In fact, the bill actually has no words to that effect, making it much more problematic than we previously thought .
The bill, in its current wording, however, does not legalize assisted suicide. It protects a doctor who prescribes medication for relieving symptoms of terminal illness, if his patient then takes an overdose to commit suicide. Could it be subject to abuse? Yes. Does it protect patient choice? Not as well as no law at all would have done. Could it be improved? Yes. Could it be worse? Absolutely.
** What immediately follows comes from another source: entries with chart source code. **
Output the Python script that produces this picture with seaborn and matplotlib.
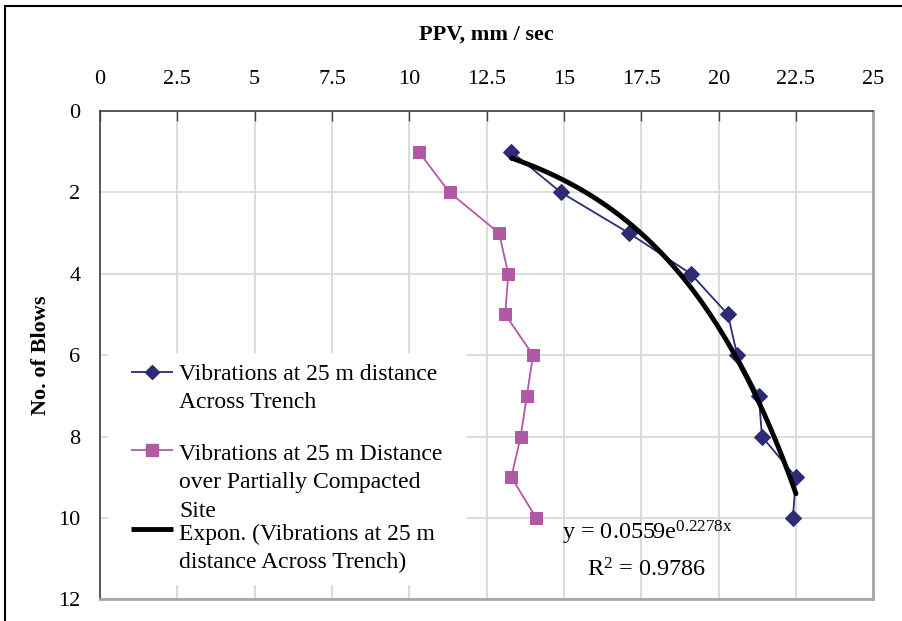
import numpy as np
import pandas as pd
import matplotlib.pyplot as plt
import seaborn as sns
from matplotlib.patches import Rectangle

# values
blows = [1, 2, 3, 4, 5, 6, 7, 8, 9, 10]
ppv_trench = [13.3, 14.9, 17.1, 19.1, 20.3, 20.6, 21.3, 21.4, 22.5, 22.4]
ppv_compacted = [10.3, 11.3, 12.9, 13.2, 13.1, 14.0, 13.8, 13.6, 13.3, 14.1]
fit_a, fit_b, fit_r2 = 0.0559, 0.2278, 0.9786

x_ticks = [0, 2.5, 5, 7.5, 10, 12.5, 15, 17.5, 20, 22.5, 25]
y_ticks = [0, 2, 4, 6, 8, 10, 12]

navy = "#2e2b76"
pink = "#b05aa6"

sns.set_style("white")
plt.rcParams["font.family"] = ["Liberation Serif", "DejaVu Serif"]
plt.rcParams["mathtext.fontset"] = "custom"
plt.rcParams["mathtext.rm"] = "Liberation Serif"
for k in ["text.color", "axes.labelcolor", "xtick.labelcolor", "ytick.labelcolor"]:
    plt.rcParams[k] = "black"

df = pd.DataFrame({"blows": blows, "trench": ppv_trench, "compacted": ppv_compacted})
fx = np.linspace(min(ppv_trench), max(ppv_trench), 80)
fit = pd.DataFrame({"x": fx, "y": fit_a * np.exp(fit_b * fx)})

fig = plt.figure(figsize=(9.03, 6.21), dpi=100)
ax = fig.add_axes([100 / 903, 1 - 599.3 / 621, 773.3 / 903, 488.3 / 621])

sns.lineplot(data=df, x="trench", y="blows", sort=False, estimator=None, ax=ax,
             color=navy, lw=1.3, marker="D", markersize=8, markeredgecolor=navy, zorder=3)
sns.lineplot(data=df, x="compacted", y="blows", sort=False, estimator=None, ax=ax,
             color=pink, lw=1.3, marker="s", markersize=9, markeredgecolor=pink, zorder=3)
sns.lineplot(data=fit, x="x", y="y", sort=False, estimator=None, ax=ax,
             color="black", lw=3.5, zorder=4)

ax.set_xlim(0, 25)
ax.set_ylim(12, 0)
ax.set_xticks(x_ticks)
ax.set_xticklabels([f"{t:g}" for t in x_ticks])
ax.set_yticks(y_ticks)
ax.xaxis.tick_top()
ax.xaxis.set_label_position("top")
ax.tick_params(axis="x", direction="in", length=7, width=1, color="#404040",
               labelsize=16, pad=16, labelcolor="black")
ax.tick_params(axis="y", direction="in", length=6, width=1, color="#404040",
               labelsize=16, pad=14, labelcolor="black")
ax.grid(True, color="#d9d9d9", lw=1.3)
ax.set_axisbelow(True)
for s in ["top", "left"]:
    ax.spines[s].set_color("#404040")
    ax.spines[s].set_linewidth(1.2)
for s in ["right", "bottom"]:
    ax.spines[s].set_color("#a6a6a6")
    ax.spines[s].set_linewidth(2)

ax.set_xlabel("PPV, mm / sec", fontsize=16, fontweight="bold", labelpad=22, color="black")
ax.set_ylabel("No. of Blows", fontsize=16, fontweight="bold", labelpad=5, color="black")

# legend box drawn by hand so the keys sit on the first text line
ax.add_patch(Rectangle((0.25, 5.95), 11.6, 5.7, facecolor="white", edgecolor="none", zorder=1.5))
keys = [(6.41, navy, "D", 7, 1.3), (8.33, pink, "s", 9, 1.3), (10.27, "black", None, 0, 3.5)]
for ky, c, m, ms, lw in keys:
    ax.plot([0.99, 2.35], [ky, ky], color=c, lw=lw, zorder=3, solid_capstyle="butt")
    if m:
        ax.plot([1.67], [ky], marker=m, ms=ms, color=c, zorder=3)
legend_lines = [
    (6.60, "Vibrations at 25 m distance"), (7.29, "Across Trench"),
    (8.57, "Vibrations at 25 m Distance"), (9.27, "over Partially Compacted"), (9.97, "Site"),
    (10.54, "Expon. (Vibrations at 25 m"), (11.23, "distance Across Trench)"),
]
for ty, t in legend_lines:
    ax.text(2.55, ty, t, fontsize=17, va="baseline", ha="left", zorder=3, color="black")

ax.text(17.68, 10.54, r"y = 0.0559e$\mathregular{^{0.2278x}}$", fontsize=17.5,
        va="baseline", ha="center", zorder=5, color="black")
ax.text(17.68, 11.44, r"R$\mathregular{^2}$ = " + f"{fit_r2:.4f}", fontsize=17.5,
        va="baseline", ha="center", zorder=5, color="black")

fig.add_artist(Rectangle((5 / 903, -0.5), 2, 0.5 + 1 - 6 / 621, transform=fig.transFigure,
                         fill=False, edgecolor="black", lw=1.5))

fig.savefig("out.png", dpi=100)
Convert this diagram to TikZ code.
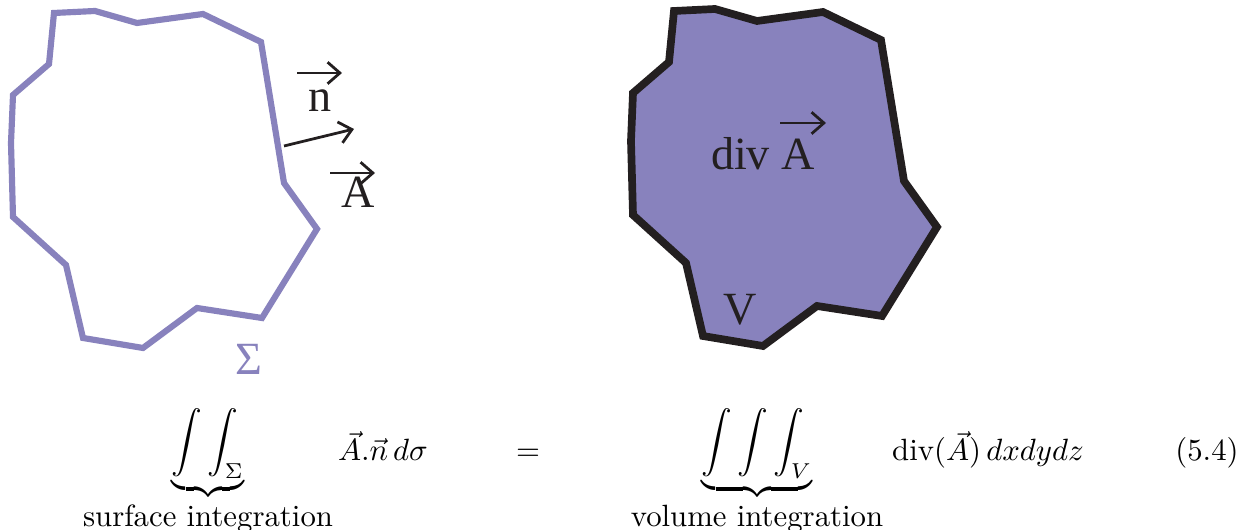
\documentclass[tikz,border=0pt]{standalone}
\usepackage{fontspec}
\newfontfamily\figfont{Liberation Serif}
\usetikzlibrary{arrows.meta, positioning}
\definecolor{surfLilac}{RGB}{136,130,189}
\definecolor{edgeDark}{RGB}{35,31,32}

\begin{document}
\begin{tikzpicture}[
    x=0.325pt, y=-0.325pt,
    % Closed surface (outline only)
    surface/.style={
        draw=surfLilac,
        line width=2pt,
        line join=miter
    },
    % Enclosed volume (filled)
    volume/.style={
        draw=edgeDark,
        fill=surfLilac,
        line width=2.5pt,
        line join=miter
    },
    % Labels in the figure
    figlabel/.style={
        font=\figfont\fontsize{15}{18}\selectfont,
        text=edgeDark,
        inner sep=0pt,
        anchor=base
    },
    % Vector arrows
    vecarrow/.style={
        draw=edgeDark,
        line width=0.9pt,
        -{Straight Barb[length=4pt, width=7pt]}
    },
    % Pieces of the formula
    eqn/.style={
        inner sep=0pt,
        anchor=base
    }
]
    \useasboundingbox (0,0) rectangle (1250,530);

    % Surface Sigma
    \draw [surface] (54,13) -- (95,11) -- (137,23) -- (203,14) -- (261,42) -- (284,183)
        -- (317,229) -- (262,318) -- (197,308) -- (143,348) -- (83,338) -- (66,265)
        -- (13,217) -- (11,143) -- (13,95) -- (49,64) -- cycle;

    % Volume V
    \begin{scope}[shift={(620,-2)}]
        \draw [volume] (54,13) -- (95,11) -- (137,23) -- (203,14) -- (261,42) -- (284,183)
            -- (317,229) -- (262,318) -- (197,308) -- (143,348) -- (83,338) -- (66,265)
            -- (13,217) -- (11,143) -- (13,95) -- (49,64) -- cycle;
    \end{scope}

    % Labels
    \node (nlab) [figlabel] at (320,112) {n};
    \node (alab) [figlabel] at (358,208) {A};
    \node (sigmalab) [figlabel, text=surfLilac] at (249,375) {Σ};
    \node (divlab) [figlabel] at (763,170) {div A};
    \node (vlab) [figlabel] at (740,325) {V};

    % Arrow ends
    \coordinate (nvecL) at (297,73);
    \coordinate (nvecR) at (342,73);
    \coordinate (foot) at (284,146);
    \coordinate (tip) at (354,129);
    \coordinate (avecL) at (330,173);
    \coordinate (avecR) at (375,173);
    \coordinate (divvecL) at (780,123);
    \coordinate (divvecR) at (826,123);

    \draw [vecarrow] (nvecL) -- (nvecR);
    \draw [vecarrow] (foot) -- (tip);
    \draw [vecarrow] (avecL) -- (avecR);
    \draw [vecarrow] (divvecL) -- (divvecR);

    % Formula
    \node (surfint) [eqn] at (208,450) {$\displaystyle\underbrace{\int\int_{\Sigma}}_{\mbox{surface integration}}$};
    \node (flux) [eqn] at (383,461) {$\vec{A}.\vec{n}\,d\sigma$};
    \node (eqsign) [eqn] at (528,461) {$=$};
    \node (volint) [eqn] at (757,450) {$\displaystyle\underbrace{\int\int\int_{V}}_{\mbox{volume integration}}$};
    \node (divint) [eqn] at (988,461) {$\mathrm{div}(\vec{A})\,dxdydz$};
    \node (eqnum) [eqn] at (1207,461) {(5.4)};

\end{tikzpicture}
\end{document}
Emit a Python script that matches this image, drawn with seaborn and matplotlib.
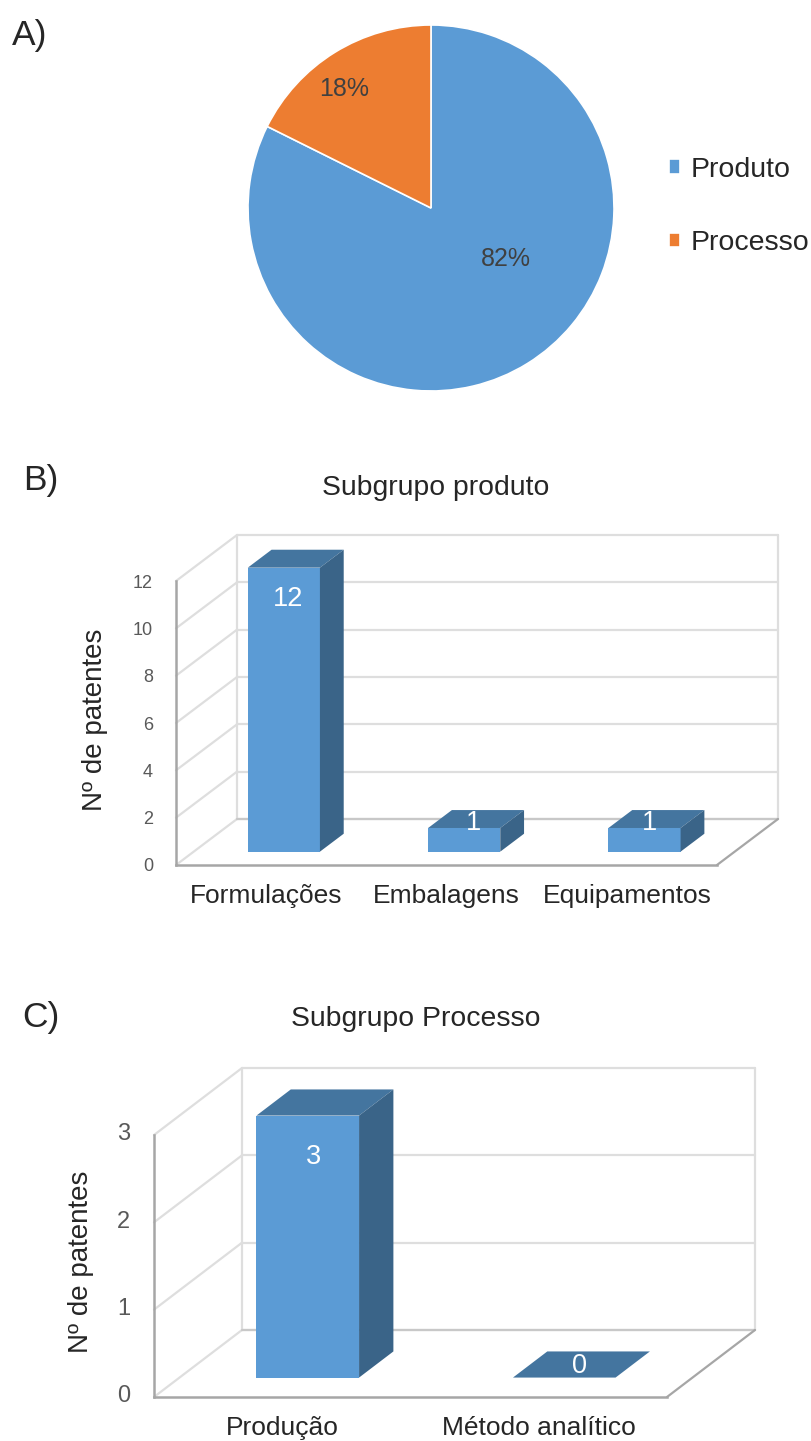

An Oregon-style assisted suicide bill like the original version of S.77, would be much worse.
Here are some reasons why we must vigorously fight an Oregon style law, even if in the end that means reluctantly accepting the amended Vermont-style law:
1. The Oregon-style bill would abrogate Vermont’s common law prohibition of assisted suicide, making assisted suicide legal. The amended version does not make assisted suicide legal, nor does it abrogate the common law making it illegal for a physician to intentionally assist in a suicide. Would he be prosecutable? That would have to be worked out in the courts, but it is unlikely. In other words, the amended version of S.77, decriminalizes rather than legalizes assisted suicide. It puts into statute the current status quo. While True Dignity would prefer that the possibility for prosecution had remained as a deterrent to assisted suicide, the fact is that there has only been one prosecution of a doctor for assisting in suicide in the history of our state, a prosecution that ended in a meaningless wrist slap to the doctor who was then allowed to go back to practicing medicine.
2. The Oregon-style bill would create a state sanction for assisting in suicide and would use our tax money to pay for state-provided insurance coverage of it, for the collection and storing of all the required paperwork, and for publishing annual reports. The amended version does not force the taxpayers to subsidize suicide.
3. The Oregon-style bill necessitates the involvement of numerous people in the act of suicide: doctors, psychologists, pharmacists, to name a few. The amended bill leaves this act in the hands of the individual who commits it and does not require complicity from anyone else.
4. The Oregon-style bill would publicize suicide; there would be news accounts about the first example, examples in which abuse seemed to have occurred, and certainly about the statistics in the annual reports. The Vermont-style bill keeps suicide private, greatly reducing the risk of suicide contagion.
The House is expected to hold hearings and produce an Oregon-style bill like the original version of S.77. We must fight that at all costs.